The Hidden Cost of Friction in Rebooking

The beauty industry has a well-documented retention problem. Studies from the Professional Beauty Association show that the average salon and spa retains only about 30-40% of first-time clients for a second visit. That means for every ten new clients you see, six or seven may never come back.

For a solo esthetician seeing 20 clients per week at $145 per session, losing 60% of new clients after their first visit represents roughly $90,000 in unrealized annual revenue. That is not a marketing problem. It is a friction problem.

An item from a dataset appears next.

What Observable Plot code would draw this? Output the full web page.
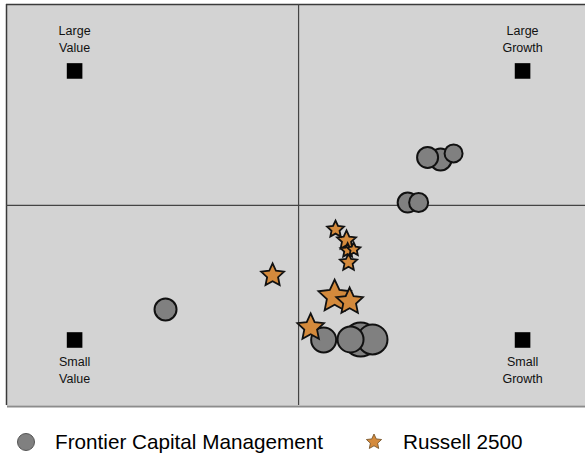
<!DOCTYPE html>
<html>
<head>
<meta charset="utf-8">
<script src="https://cdn.jsdelivr.net/npm/d3@7"></script>
<script src="https://cdn.jsdelivr.net/npm/@observablehq/plot@0.6"></script>
<style>
  html, body { margin: 0; padding: 0; background: #fff; }
  #wrap { width: 585px; height: 457px; position: relative; font-family: Arial, "Liberation Sans", sans-serif; }
  #legend { position: absolute; left: 0; top: 410px; }
</style>
</head>
<body>
<div id="wrap"><div id="chart"></div><svg id="legend" width="585" height="47"></svg></div>
<script>
// Style box: x = value(-) .. growth(+), y = small(-) .. large(+)
const cornerLabels = ["Large\nValue", "Large\nGrowth", "Small\nValue", "Small\nGrowth"];
const cornerX = [-100, 100, -100, 100];
const cornerY = [100, 100, -100, -100];

// Frontier Capital Management
const frontierX = [57.6, 69.2, 63.4, 53.6, 48.7, -59.4, 11.2, 23.2, 33.0, 27.7];
const frontierY = [35.7, 38.7, 34.2, 2.2, 2.2, -77.3, -100.0, -99.6, -99.6, -99.6];
const frontierSize = [10.5, 9, 11, 9.5, 10, 11, 12.5, 13, 15, 17];

// Russell 2500
const russellX = [16.5, 21.4, 24.6, 21.9, 22.3, -11.6, 22.8, 16.1, 5.4];
const russellY = [-17.8, -26.0, -32.7, -33.5, -42.4, -52.0, -71.4, -67.7, -90.7];
const russellSize = [8.8, 10, 7, 7.5, 9, 12, 14, 17, 14];

const seriesNames = ["Frontier Capital Management", "Russell 2500"];

const xDomain = [-130.4, 128.1];
const yDomain = [-148.7, 149.4];

const corners = cornerLabels.map((t, i) => ({label: t, x: cornerX[i], y: cornerY[i]}));
const frontier = frontierX.map((x, i) => ({x, y: frontierY[i], s: frontierSize[i]}));
const russell = russellX.map((x, i) => ({x, y: russellY[i], s: russellSize[i]}));

// Fat five-pointed star; outer radius = sqrt(size/PI) (i.e. equals r)
const fatStar = {
  draw(context, size) {
    const R = Math.sqrt(size / Math.PI);
    const ri = R * 0.48;
    for (let i = 0; i < 10; ++i) {
      const a = -Math.PI / 2 + i * Math.PI / 5;
      const rr = i % 2 ? ri : R;
      const px = rr * Math.cos(a), py = rr * Math.sin(a);
      if (i === 0) context.moveTo(px, py); else context.lineTo(px, py);
    }
    context.closePath();
  }
};

const chart = Plot.plot({
  width: 585,
  height: 410,
  marginLeft: 6,
  marginRight: 0,
  marginTop: 4,
  marginBottom: 5,
  x: {domain: xDomain, axis: null},
  y: {domain: yDomain, axis: null},
  r: {type: "identity"},
  style: {background: "#fff", fontFamily: "Arial, 'Liberation Sans', sans-serif"},
  marks: [
    Plot.frame({fill: "#d3d3d3", stroke: null}),
    Plot.ruleY([yDomain[0]], {stroke: "#8c8c8c", strokeWidth: 2, dy: 1, x1: xDomain[0], x2: xDomain[1], dx: 1}),
    Plot.ruleX([xDomain[0]], {stroke: "#3a3a3a", strokeWidth: 1.5}),
    Plot.ruleY([yDomain[1]], {stroke: "#3a3a3a", strokeWidth: 1.5}),
    Plot.ruleX([0], {stroke: "#444", strokeWidth: 1.2}),
    Plot.ruleY([0], {stroke: "#444", strokeWidth: 1.2}),
    Plot.dot(corners, {x: "x", y: "y", symbol: "square", r: 8.8, fill: "#000", stroke: null}),
    Plot.text(corners.filter(d => d.y > 0), {x: "x", y: "y", text: "label", lineAnchor: "bottom", dy: -19, fontSize: 12.5, lineHeight: 1.35, fill: "#111"}),
    Plot.text(corners.filter(d => d.y < 0), {x: "x", y: "y", text: "label", lineAnchor: "top", dy: 14.5, fontSize: 12.5, lineHeight: 1.35, fill: "#111"}),
    Plot.dot(frontier, {x: "x", y: "y", r: "s", fill: "#808080", stroke: "#111", strokeWidth: 2, symbol: "circle"}),
    Plot.dot(russell, {x: "x", y: "y", r: "s", fill: "#d48a3c", stroke: "#111", strokeWidth: 1.8, symbol: fatStar})
  ]
});
document.getElementById("chart").appendChild(chart);

// Legend
const lg = d3.select("#legend");
const g1 = lg.append("g").attr("transform", "translate(26,32)");
g1.append("circle").attr("r", 8.5).attr("fill", "#808080").attr("stroke", "#555").attr("stroke-width", 1);
lg.append("text").attr("x", 55).attr("y", 39).attr("font-size", 20.7).attr("fill", "#000")
  .attr("font-family", "Arial, 'Liberation Sans', sans-serif").text(seriesNames[0]);
lg.append("path").attr("transform", "translate(374,32)")
  .attr("d", d3.symbol(fatStar, Math.PI * 8 * 8)())
  .attr("fill", "#d48a3c").attr("stroke", "#6b4a20").attr("stroke-width", 0.8);
lg.append("text").attr("x", 403).attr("y", 39).attr("font-size", 20.7).attr("fill", "#000")
  .attr("font-family", "Arial, 'Liberation Sans', sans-serif").text(seriesNames[1]);
</script>
</body>
</html>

The gap between a client's intention to rebook and the actual rebooking is where friction lives. Every unnecessary step, every moment of confusion, every bit of effort you ask a satisfied client to exert is a chance for life to get in the way.

Clients do not decide not to rebook. They just never get around to it. Friction is what fills the space between intention and action.

Where Booking Friction Hides

At Checkout

The moment after a treatment is your highest-leverage rebooking window. The client is satisfied, present, and open to suggestions. But if rebooking requires pulling out a phone, navigating to a website, logging in, and scrolling through a calendar, that window closes fast.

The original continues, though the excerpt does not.